You probably have seen the iH5, iH8, or another one of them in Target, and given that iHC5 is a bigger, cooler-looking silver and black alternative, packed with four speakers rather than the typical iHome two, you could be forgiven for thinking that it’s ready to play your iPhone’s tunes. It does have an FM/AM radio inside, dual alarms, and a dimmable clock radio screen, as well as a cradle that can be stuck on its back or moved off to the side as you prefer. You can connect one of the two included audio cables to its back to make a line-in-to-headphone-port connection with certain cell phones and iPods, excluding basically only the iPhone. (*Updated note: iHome plans to add an iPhone-compatible audio cable to the package, too, however, none of these devices can be charged from iHC5.) But it’s really meant to make a Bluetooth connection to cell phones—or other devices, such as PCs—and stream stereo audio directly from them.
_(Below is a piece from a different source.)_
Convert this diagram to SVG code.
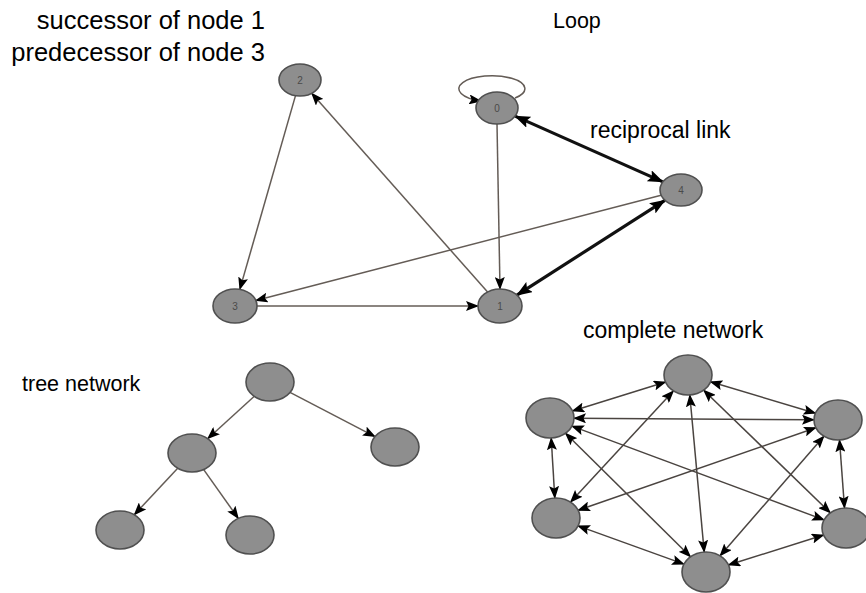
<svg xmlns="http://www.w3.org/2000/svg" width="866" height="593" viewBox="0 0 866 593">
<style>
.lbl{font-family:"Liberation Sans",Arial,sans-serif;font-size:23px;fill:#000}
.big{font-size:25.5px}
.sm{font-size:21.5px}
.nl{font-family:"Liberation Sans",Arial,sans-serif;font-size:10px;fill:#4a4a4a;text-anchor:middle}
.node{fill:#8e8e8e;stroke:#505050;stroke-width:1.6}
.e{stroke:#645c56;stroke-width:1.5;fill:none;marker-end:url(#ah)}
.b{stroke:#4a4440;stroke-width:1.5;fill:none;marker-end:url(#ah);marker-start:url(#ah)}
.t{stroke:#111;stroke-width:3.2;fill:none;marker-end:url(#ahb);marker-start:url(#ahb)}
</style>
<defs>
<marker id="ah" markerUnits="userSpaceOnUse" markerWidth="13" markerHeight="10" refX="12" refY="5" orient="auto-start-reverse" viewBox="0 0 13 10"><path d="M0,0 L13,5 L0,10 L2.5,5 z" fill="#000"/></marker>
<marker id="ahb" markerUnits="userSpaceOnUse" markerWidth="16" markerHeight="12" refX="15" refY="6" orient="auto-start-reverse" viewBox="0 0 16 12"><path d="M0,0 L16,6 L0,12 L3,6 z" fill="#000"/></marker>
</defs>
<rect width="866" height="593" fill="#fff"/>
<g id="labels">
<text class="lbl big" x="265" y="29" text-anchor="end">successor of node 1</text>
<text class="lbl big" x="265" y="61" text-anchor="end">predecessor of node 3</text>
<text class="lbl sm" x="553" y="28">Loop</text>
<text class="lbl" x="590" y="138">reciprocal link</text>
<text class="lbl" x="583" y="338">complete network</text>
<text class="lbl sm" x="22" y="391">tree network</text>
</g>
<g id="connectors">
<path class="e" d="M515,98 A33,13 0 1 0 481,101"/>
<line class="e" x1="295.5" y1="95.6" x2="239.8" y2="289.4"/>
<line class="e" x1="487.6" y1="292" x2="311.7" y2="93.3"/>
<line class="e" x1="497" y1="124" x2="500" y2="289"/>
<line class="e" x1="257" y1="306" x2="478" y2="306"/>
<line class="e" x1="661.1" y1="195.2" x2="255.8" y2="300.6"/>
<line class="t" x1="515.1" y1="116.1" x2="662.9" y2="181.9"/>
<line class="t" x1="516.9" y1="295.1" x2="664.9" y2="200.3"/>
<line class="e" x1="254.3" y1="396.3" x2="207.7" y2="438.7"/>
<line class="e" x1="290" y1="392.4" x2="375" y2="436.6"/>
<line class="e" x1="177.7" y1="468.3" x2="134.3" y2="514.7"/>
<line class="e" x1="203.7" y1="469.6" x2="238.3" y2="518.4"/>
<line class="b" x1="665.6" y1="382" x2="572.4" y2="411"/>
<line class="b" x1="710.5" y1="381.7" x2="815.5" y2="413.3"/>
<line class="b" x1="673.4" y1="390.9" x2="570.6" y2="502.1"/>
<line class="b" x1="703.7" y1="390.2" x2="830.3" y2="512.8"/>
<line class="b" x1="689.8" y1="395" x2="704.2" y2="552"/>
<line class="b" x1="574" y1="418.2" x2="814" y2="419.8"/>
<line class="b" x1="551.2" y1="438" x2="554.8" y2="498"/>
<line class="b" x1="571.9" y1="426.1" x2="824.1" y2="519.9"/>
<line class="b" x1="565.5" y1="433.3" x2="690.5" y2="556.7"/>
<line class="b" x1="815.9" y1="427.7" x2="578.1" y2="510.3"/>
<line class="b" x1="839.5" y1="440" x2="844.5" y2="508"/>
<line class="b" x1="823.9" y1="436.2" x2="720.1" y2="555.8"/>
<line class="b" x1="578" y1="525.9" x2="684" y2="564.1"/>
<line class="b" x1="823.6" y1="535" x2="728.4" y2="565"/>
</g>
<g id="n0"><ellipse class="node" cx="497" cy="108" rx="21" ry="16"/><text class="nl" x="497" y="112">0</text></g>
<g id="n1"><ellipse class="node" cx="500" cy="306" rx="22" ry="17"/><text class="nl" x="500" y="310">1</text></g>
<g id="n2"><ellipse class="node" cx="300" cy="80" rx="21" ry="16"/><text class="nl" x="300" y="84">2</text></g>
<g id="n3"><ellipse class="node" cx="235" cy="306" rx="22" ry="17"/><text class="nl" x="235" y="310">3</text></g>
<g id="n4"><ellipse class="node" cx="681" cy="190" rx="21" ry="16"/><text class="nl" x="681" y="194">4</text></g>
<g id="t0"><ellipse class="node" cx="270" cy="382" rx="24" ry="19"/></g>
<g id="t1"><ellipse class="node" cx="192" cy="453" rx="24" ry="19"/></g>
<g id="t2"><ellipse class="node" cx="395" cy="447" rx="24" ry="19"/></g>
<g id="t3"><ellipse class="node" cx="120" cy="530" rx="24" ry="19"/></g>
<g id="t4"><ellipse class="node" cx="250" cy="535" rx="24" ry="19"/></g>
<g id="c0"><ellipse class="node" cx="688" cy="375" rx="24" ry="20"/></g>
<g id="c1"><ellipse class="node" cx="550" cy="418" rx="24" ry="20"/></g>
<g id="c2"><ellipse class="node" cx="838" cy="420" rx="24" ry="20"/></g>
<g id="c3"><ellipse class="node" cx="556" cy="518" rx="24" ry="20"/></g>
<g id="c4"><ellipse class="node" cx="846" cy="528" rx="24" ry="20"/></g>
<g id="c5"><ellipse class="node" cx="706" cy="572" rx="24" ry="20"/></g>
</svg>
Unfortunately, because Apple doesn’t stream music over Bluetooth, and because iHome doesn’t yet* include an audio cable or Dock Connector plug that fits the iPhone, it can’t do anything with iPhone music. Radio, with four presets for AM and eight for FM, is all you’ll get there.
But you can make the iPhone connect via Bluetooth to iHC5 to use it as a speakerphone, and if you add an iPhone-ready audio cable, you can have music coming from the wire and phone calls through Bluetooth; you can decide whether this meets your needs. iHome builds in a microphone that callers have told us delivers crisp, intelligable audio on their end, and there’s even a pop-out dialing pad that lets you call a number without using the iPhone’s own screen. The speakers are bass-weighted, but it’s easy to hear what’s being said by incoming callers, and there’s only a bit of echo apparent on the other side at normal volumes.
The bigger issue is TDMA noise. Whenever the iPhone (and, most likely, other cell phones) are near the iHC5, the speakers perform not only radio or connected audio, but also a lot of interference from the phone’s communications with nearby cell towers. Sans the appropriate shielding, you may really need to move that cradle far away to avoid interrupting your music, and in the case of the iPhone, even when they’re feet away from each other, iHC5 still picks up the TDMA interference.